I’ll rob Boyz II Men like I’m Micheal Bivins… I’ma stick Bobby for summa that Whitney money.
—50 Cent, “How to Rob”
It’s easy to see foreshadowing in Bobby Brown’s pre-teen rage throughout the video for “Mr. Telephone Man”; he seethes and grits his teeth and nearly beats up the title character. What’s a little tougher to see in the Jackson 5-style bubblegum is any sign that the five members of this proto-boy band would go on to revolutionize R&B in the early ‘90s, paving the way for the hard-edged R. Kellys of today. But starting with Brown’s solo career, through splinter group Bel Biv Devoe, through Bivins’ aforementioned signing of Boyz II Men, and on to solo discs by Ralph Tresvant and Johnny Gill, the members of New Edition were among the biggest proponents of the New Jack Swing sound, a new kind of R&B that eagerly embraced hip-hop swagger and arrogance, along with a revolutionary palette of thick, machinelike, aggressive sounds.
It’s hard to even imagine New Jack Swing from the world of “Cool It Now”, the first video on this five-track collection. It’s a world of girls in concealing pink angora, their feathered hair haloed in the sunset; a world of clean-cut boys in primary colors—in fact, from the title on down to the chaste hugs that constitute the cut’s romantic highlights, it’d most likely be mistaken for an abstinence PSA these days. Musically, it’s equally scrubbed, from Tresvant’s coy peach-fuzz lead to the immaculately harmonized hook to the digitized horns eager to put a little sunshine in your life. Though I can imagine white parents circa 1985 being a bit bewildered by the brief rap interlude, this is 99% pure teen-pop, and it’s really fun.

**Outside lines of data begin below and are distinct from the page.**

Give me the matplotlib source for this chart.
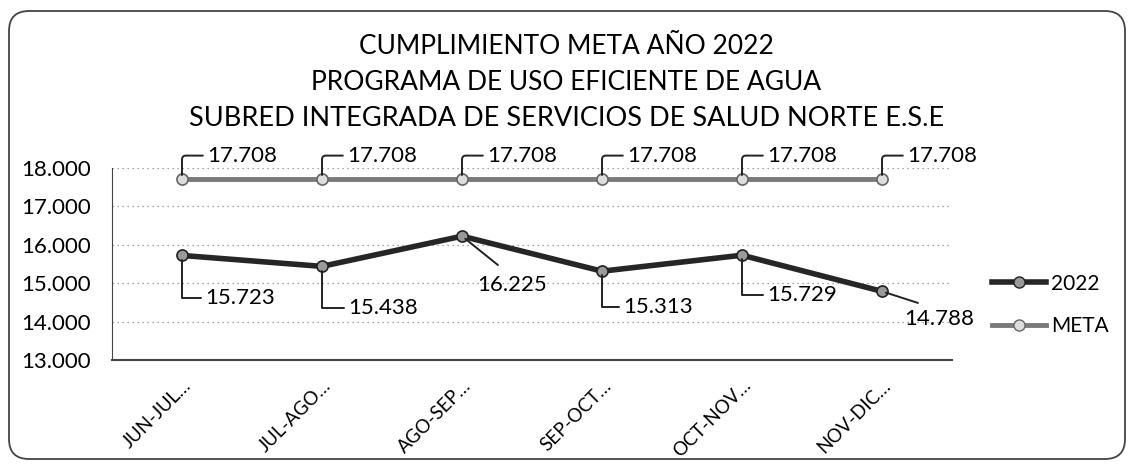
import matplotlib
matplotlib.use("Agg")
import matplotlib.pyplot as plt
from matplotlib.patches import FancyBboxPatch
from matplotlib.lines import Line2D

categories = ["JUN-JUL…", "JUL-AGO…", "AGO-SEP…", "SEP-OCT…", "OCT-NOV…", "NOV-DIC…"]
serie_2022 = [15723, 15438, 16225, 15313, 15729, 14788]
serie_meta = [17708, 17708, 17708, 17708, 17708, 17708]
y_ticks = [13000, 14000, 15000, 16000, 17000, 18000]

def fmt(v):
    return f"{v:,.0f}".replace(",", ".")

plt.rcParams['font.family'] = ['Lato', 'DejaVu Sans']

fig = plt.figure(figsize=(11.33, 4.66), dpi=100)
fig.patch.set_facecolor("white")

# rounded outer frame (inches)
frame = FancyBboxPatch((0.09, 0.07), 11.16, 4.48, boxstyle="round,pad=0,rounding_size=0.2",
                       transform=fig.dpi_scale_trans, fill=False, edgecolor="#444444", lw=1.3)
fig.add_artist(frame)

ax = fig.add_axes([112/1133, 1 - 360/466, 840/1133, 192/466])
x = list(range(len(categories)))

c2022 = "#262626"
cmeta = "#7a7a7a"
ax.plot(x, serie_2022, color=c2022, lw=4, marker='o', ms=8, mfc="#9a9a9a", mec="#222222", mew=1.2,
        label="2022", zorder=3)
ax.plot(x, serie_meta, color=cmeta, lw=3.5, marker='o', ms=8, mfc="#dddddd", mec="#666666", mew=1.2,
        label="META", zorder=3)

ax.set_xlim(-0.5, len(categories) - 0.5)
ax.set_ylim(13000, 18000)
ax.set_yticks(y_ticks)
ax.set_yticklabels([fmt(v) for v in y_ticks], fontsize=16)
ax.set_xticks(x)
ax.set_xticklabels(categories, rotation=45, ha='right', rotation_mode='anchor', fontsize=13.5)
ax.tick_params(axis='y', length=0, pad=15)
ax.tick_params(axis='x', length=0, pad=12)
ax.grid(axis='y', linestyle=(0, (1, 3)), color="#888888", lw=0.9)
for s in ["top", "right"]:
    ax.spines[s].set_visible(False)
ax.spines["left"].set_color("#444444")
ax.spines["bottom"].set_color("#444444")
ax.spines["bottom"].set_linewidth(1.5)
ax.set_axisbelow(True)

# labels for META (above-right with bracket leader)
for xi, v in zip(x, serie_meta):
    ax.annotate(fmt(v), xy=(xi, v), xytext=(18, 17), textcoords='offset points',
                fontsize=16, va='center', ha='left',
                arrowprops=dict(arrowstyle='-', color='#222222', lw=1.4,
                                connectionstyle="angle,angleA=0,angleB=90,rad=4",
                                shrinkA=1, shrinkB=3))

# labels for 2022
offsets = [(16.5, -31), (18.7, -30), (11, -35), (15, -26), (18, -29), (16, -20)]
styles = ["angle", "angle", "diag", "angle", "angle", "diag"]
for xi, v, off, st in zip(x, serie_2022, offsets, styles):
    if st == "angle":
        props = dict(arrowstyle='-', color='#222222', lw=1.4,
                     connectionstyle="angle,angleA=0,angleB=90,rad=0", shrinkA=1, shrinkB=3)
    else:
        props = dict(arrowstyle='-', color='#222222', lw=1.4, connectionstyle="arc3",
                     relpos=(0.47, 1.0), shrinkA=8, shrinkB=3)
    ax.annotate(fmt(v), xy=(xi, v), xytext=off, textcoords='offset points',
                fontsize=16, va='center', ha='left', arrowprops=props)

# title
fig.text(0.5, 1 - 47/466, "CUMPLIMIENTO META AÑO 2022", ha='center', va='center', fontsize=19)
fig.text(0.5, 1 - 82/466, "PROGRAMA DE USO EFICIENTE DE AGUA", ha='center', va='center', fontsize=19)
fig.text(0.5, 1 - 118/466, "SUBRED INTEGRADA DE SERVICIOS DE SALUD NORTE E.S.E", ha='center', va='center', fontsize=19.5)

# legend
handles = [Line2D([0], [0], color=c2022, lw=4, marker='o', ms=8, mfc="#9a9a9a", mec="#222222"),
           Line2D([0], [0], color=cmeta, lw=3.5, marker='o', ms=8, mfc="#dddddd", mec="#666666")]
fig.legend(handles, ["2022", "META"], loc='center left', bbox_to_anchor=(973/1133, 1 - 305/466),
           frameon=False, fontsize=15, handlelength=2.6, handletextpad=0.25, labelspacing=1.1)

fig.savefig("out.png", dpi=100)
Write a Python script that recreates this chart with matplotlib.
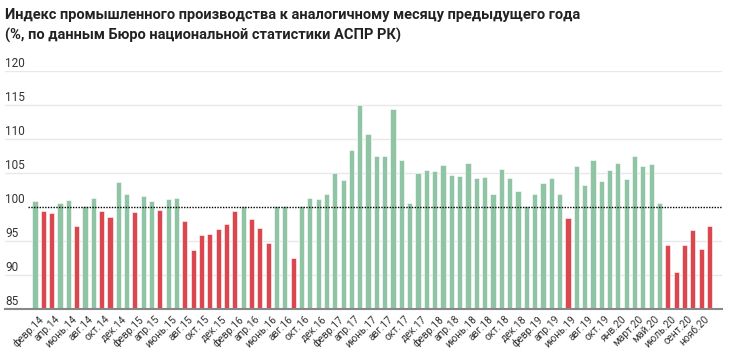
import numpy as np
import matplotlib.pyplot as plt

plt.rcParams['font.family'] = ['Roboto', 'DejaVu Sans']

# индекс промышленного производства, февр.2014 - нояб.2020
values = [100.8, 99.3, 99.0, 100.6, 101.0, 97.1, 100.1, 101.3, 99.3, 98.4, 103.6,
          101.8, 99.2, 101.6, 100.8, 99.5, 101.1, 101.3, 97.9, 93.6, 95.8, 96.0,
          96.7, 97.5, 99.3, 100.1, 98.2, 96.9, 94.7, 100.1, 100.1, 92.5, 100.1,
          101.2, 101.1, 101.8, 104.9, 103.9, 108.3, 114.9, 110.7, 107.4, 107.4,
          114.4, 106.8, 100.6, 104.9, 105.4, 105.2, 106.1, 104.6, 104.5, 106.4,
          104.2, 104.4, 101.8, 105.5, 104.2, 102.3, 100.1, 101.8, 103.5, 104.2,
          101.8, 98.3, 105.9, 103.2, 106.9, 103.7, 105.4, 106.4, 104.1, 107.4,
          105.9, 106.2, 100.5, 94.4, 90.4, 94.4, 96.5, 93.7, 97.1]

tick_labels = ['февр.14', 'апр.14', 'июнь.14', 'авг.14', 'окт.14', 'дек.14',
               'февр.15', 'апр.15', 'июнь.15', 'авг.15', 'окт.15', 'дек.15',
               'февр.16', 'апр.16', 'июнь.16', 'авг.16', 'окт.16', 'дек.16',
               'февр.17', 'апр.17', 'июнь.17', 'авг.17', 'окт.17', 'дек.17',
               'февр.18', 'апр.18', 'июнь.18', 'авг.18', 'окт.18', 'дек.18',
               'февр.19', 'апр.19', 'июнь.19', 'авг.19', 'окт.19', 'янв.20',
               'март.20', 'май.20', 'июль.20', 'сент.20', 'нояб.20']

y_ticks = [85, 90, 95, 100, 105, 110, 115, 120]

green = '#8fc4a5'
red = '#da474e'

x = np.arange(len(values))
colors = [green if v >= 100 else red for v in values]

fig = plt.figure(figsize=(7.3, 3.51), dpi=100)
ax = fig.add_axes([5 / 730, 1 - 308.5 / 351, 717 / 730, 237.8 / 351])

ax.bar(x, np.array(values) - 85, bottom=85, width=0.62, color=colors,
       edgecolor='white', linewidth=0.4, zorder=2)

ax.set_xlim(-3.6, 82.5)
ax.set_ylim(85, 120)

# сетка и подписи оси y
for t in y_ticks[1:]:
    if t == 100:
        continue
    ax.axhline(t, color='#e8e8e8', lw=1, zorder=1)
for t in y_ticks:
    ax.annotate(str(t), (0, t), xycoords=('axes fraction', 'data'),
                xytext=(0, 2.5), textcoords='offset points',
                ha='left', va='baseline', fontsize=8.5, color='#333333')

ax.axhline(100, xmin=23 / 717, xmax=1, color='black', lw=1,
           linestyle=(0, (1, 1)), zorder=3)

ax.set_yticks([])
ax.set_xticks(x[::2][:len(tick_labels)] + 0.4)
ax.set_xticklabels(tick_labels, rotation=45, ha='right',
                   rotation_mode='anchor', fontsize=7.4, color='#333333')
ax.tick_params(axis='x', length=0, pad=4)

for s in ['top', 'right', 'left']:
    ax.spines[s].set_visible(False)
ax.spines['bottom'].set_color('#888888')
ax.spines['bottom'].set_linewidth(1.5)
ax.spines['bottom'].set_zorder(4)

fig.text(5 / 730, 1 - 8 / 351,
         'Индекс промышленного производства к аналогичному месяцу предыдущего года',
         ha='left', va='top', fontsize=10.5, fontweight='bold', color='#222222')
fig.text(5 / 730, 1 - 28 / 351,
         '(%, по данным Бюро национальной статистики АСПР РК)',
         ha='left', va='top', fontsize=10.5, fontweight='bold', color='#222222')

fig.savefig('out.png', dpi=100)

But even better is “Mr. Telephone Man”, with a smooth inner-city blues synth line and a classic case of spurned man’s disbelief: “Something must be wrong with my phone / ‘Cause my baby wouldn’t hang up on me!” It’s never your fault, is it, Bobby? But the video does the song’s concept one better by having the group attesting their woes to a pair of downtown line repairmen—one an ‘80s-staple Jewish nerd who throws up his hands and laughs at the boys’ foolishness, one a gentle giant who, in probably the most sublime moment on the entire disc, puts his work-gloved hand to his chest in wholehearted commiseration. We also get to see the group pop out some dance moves that any N’Sync fan would recognize these days, and as they smoothly swap verses there’s a much better showcase of their individual vocal gifts than on “Cool It Now”.
Musically, the complex, darker “If It Isn’t Love” is a great encapsulation of the shift that the advent of New Jack Swing brought on, but the video is an uninteresting dance-studio setpiece that seems, if not more dated than the earlier videos, then at least far more ripe for satire, from its slow-motion cutaways to its Flashdance-esque sprays of sweat. By the time we hit “Can You Stand the Rain”, made after Bobby Brown had left the group and been replaced by Johnny Gill, the smell of nadir is in the air—and I’m not talking Ralph. The track is bland, the video is a directionless (and seemingly directorless) mishmash of grim tableaux, and, though many would differ, Gill’s more traditional deep-soul purr is no replacement for Brown’s gale-force emoting.
Though its message of romantic uplift is insipid, “I’m Still in Love with You” (from 1996’s Home Again) does bring New Edition into the modern era in other respects—the track itself is only slightly more Luther Vandross than R. Kelly, and the video is a simply pimptastic spread of Venetian villas, suits white as snow, grand pianos, yacht parties, and (gasp!) nipples barely concealed by sheer dresses. It’s notable that, despite Brown’s return to the group for this “reunion” track, it’s still Tresvant who’s the lead, and his confident charisma is palpable. That he doesn’t still have a career is stark testimony to the fickleness of pop audiences. Sadly, we don’t get any further insight into the members of the band than what we can read into the videos—this disc includes no behind-the-scenes footage, no mini-documentaries, nothing but the five videos, but at its under-$10 price point it’s still a must for fans.
I’ve got to admit that the greatest attraction this disc held for me was in the kitsch-cum-rap history of the group’s early Members Only days, with the later stuff representing a bit of an uneven transition to various solo careers. New Edition and the producers that surrounded them can be largely credited with hacking out the path from “ABC” to “Ignition”, but not all of the work they did along the way stands on its own feet in the end. Me, I’m about to go jam “My Prerogative” and dance around in my Underoos. Peace out.